From the listing below, extract each entry exactly as written, minus the images.

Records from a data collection
%%

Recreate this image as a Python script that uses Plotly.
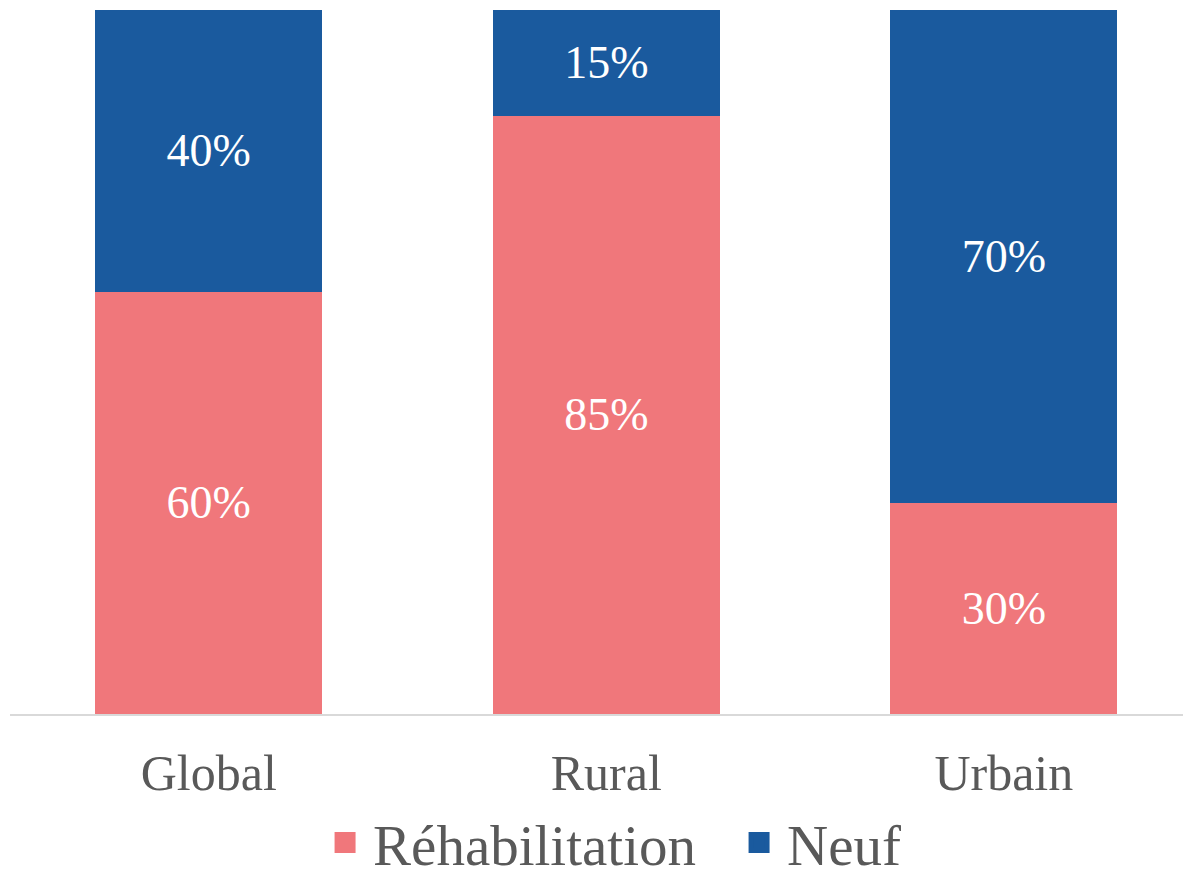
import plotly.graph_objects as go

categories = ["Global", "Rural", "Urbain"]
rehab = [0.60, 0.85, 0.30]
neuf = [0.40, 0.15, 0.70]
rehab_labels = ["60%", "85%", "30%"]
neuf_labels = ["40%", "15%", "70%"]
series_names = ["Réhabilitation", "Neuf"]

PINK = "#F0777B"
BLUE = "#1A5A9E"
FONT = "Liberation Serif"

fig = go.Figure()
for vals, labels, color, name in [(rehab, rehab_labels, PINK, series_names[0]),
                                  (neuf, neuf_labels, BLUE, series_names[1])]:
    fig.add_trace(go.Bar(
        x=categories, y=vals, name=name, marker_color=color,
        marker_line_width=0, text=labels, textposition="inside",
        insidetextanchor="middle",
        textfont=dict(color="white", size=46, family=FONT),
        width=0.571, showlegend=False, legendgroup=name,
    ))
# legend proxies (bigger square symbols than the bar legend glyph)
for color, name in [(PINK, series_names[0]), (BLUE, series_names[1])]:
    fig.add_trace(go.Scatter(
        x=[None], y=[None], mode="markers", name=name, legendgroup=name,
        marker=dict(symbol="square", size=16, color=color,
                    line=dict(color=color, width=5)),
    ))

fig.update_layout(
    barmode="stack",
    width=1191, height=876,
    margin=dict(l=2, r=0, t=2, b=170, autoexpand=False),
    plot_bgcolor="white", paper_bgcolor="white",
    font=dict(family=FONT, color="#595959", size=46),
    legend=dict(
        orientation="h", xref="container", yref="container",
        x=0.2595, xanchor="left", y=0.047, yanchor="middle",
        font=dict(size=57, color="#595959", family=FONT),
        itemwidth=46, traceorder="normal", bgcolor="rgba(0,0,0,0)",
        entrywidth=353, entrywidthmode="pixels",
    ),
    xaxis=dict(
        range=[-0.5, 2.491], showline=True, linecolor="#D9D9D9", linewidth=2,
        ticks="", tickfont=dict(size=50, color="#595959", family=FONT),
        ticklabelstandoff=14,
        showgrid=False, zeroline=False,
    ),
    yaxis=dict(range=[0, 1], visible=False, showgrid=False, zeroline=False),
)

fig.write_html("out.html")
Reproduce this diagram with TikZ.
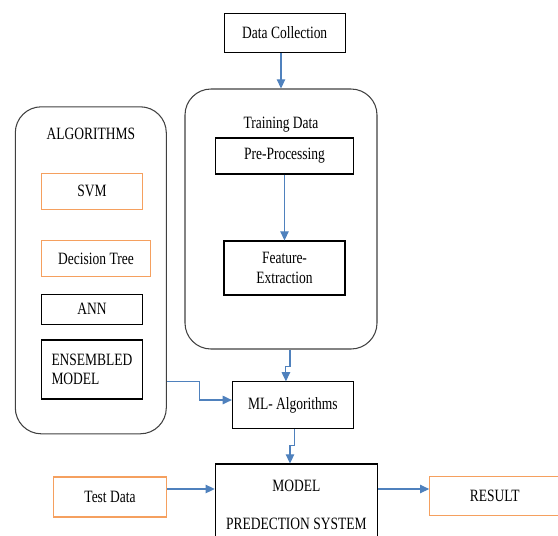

%%

• [Expected answer]
Recreate this image as a Python script that uses Plotly.
import plotly.graph_objects as go

categories = ["Global", "Rural", "Urbain"]
rehab = [0.60, 0.85, 0.30]
neuf = [0.40, 0.15, 0.70]
rehab_labels = ["60%", "85%", "30%"]
neuf_labels = ["40%", "15%", "70%"]
series_names = ["Réhabilitation", "Neuf"]

PINK = "#F0777B"
BLUE = "#1A5A9E"
FONT = "Liberation Serif"

fig = go.Figure()
for vals, labels, color, name in [(rehab, rehab_labels, PINK, series_names[0]),
                                  (neuf, neuf_labels, BLUE, series_names[1])]:
    fig.add_trace(go.Bar(
        x=categories, y=vals, name=name, marker_color=color,
        marker_line_width=0, text=labels, textposition="inside",
        insidetextanchor="middle",
        textfont=dict(color="white", size=46, family=FONT),
        width=0.571, showlegend=False, legendgroup=name,
    ))
# legend proxies (bigger square symbols than the bar legend glyph)
for color, name in [(PINK, series_names[0]), (BLUE, series_names[1])]:
    fig.add_trace(go.Scatter(
        x=[None], y=[None], mode="markers", name=name, legendgroup=name,
        marker=dict(symbol="square", size=16, color=color,
                    line=dict(color=color, width=5)),
    ))

fig.update_layout(
    barmode="stack",
    width=1191, height=876,
    margin=dict(l=2, r=0, t=2, b=170, autoexpand=False),
    plot_bgcolor="white", paper_bgcolor="white",
    font=dict(family=FONT, color="#595959", size=46),
    legend=dict(
        orientation="h", xref="container", yref="container",
        x=0.2595, xanchor="left", y=0.047, yanchor="middle",
        font=dict(size=57, color="#595959", family=FONT),
        itemwidth=46, traceorder="normal", bgcolor="rgba(0,0,0,0)",
        entrywidth=353, entrywidthmode="pixels",
    ),
    xaxis=dict(
        range=[-0.5, 2.491], showline=True, linecolor="#D9D9D9", linewidth=2,
        ticks="", tickfont=dict(size=50, color="#595959", family=FONT),
        ticklabelstandoff=14,
        showgrid=False, zeroline=False,
    ),
    yaxis=dict(range=[0, 1], visible=False, showgrid=False, zeroline=False),
)

fig.write_html("out.html")
Reproduce this diagram with TikZ.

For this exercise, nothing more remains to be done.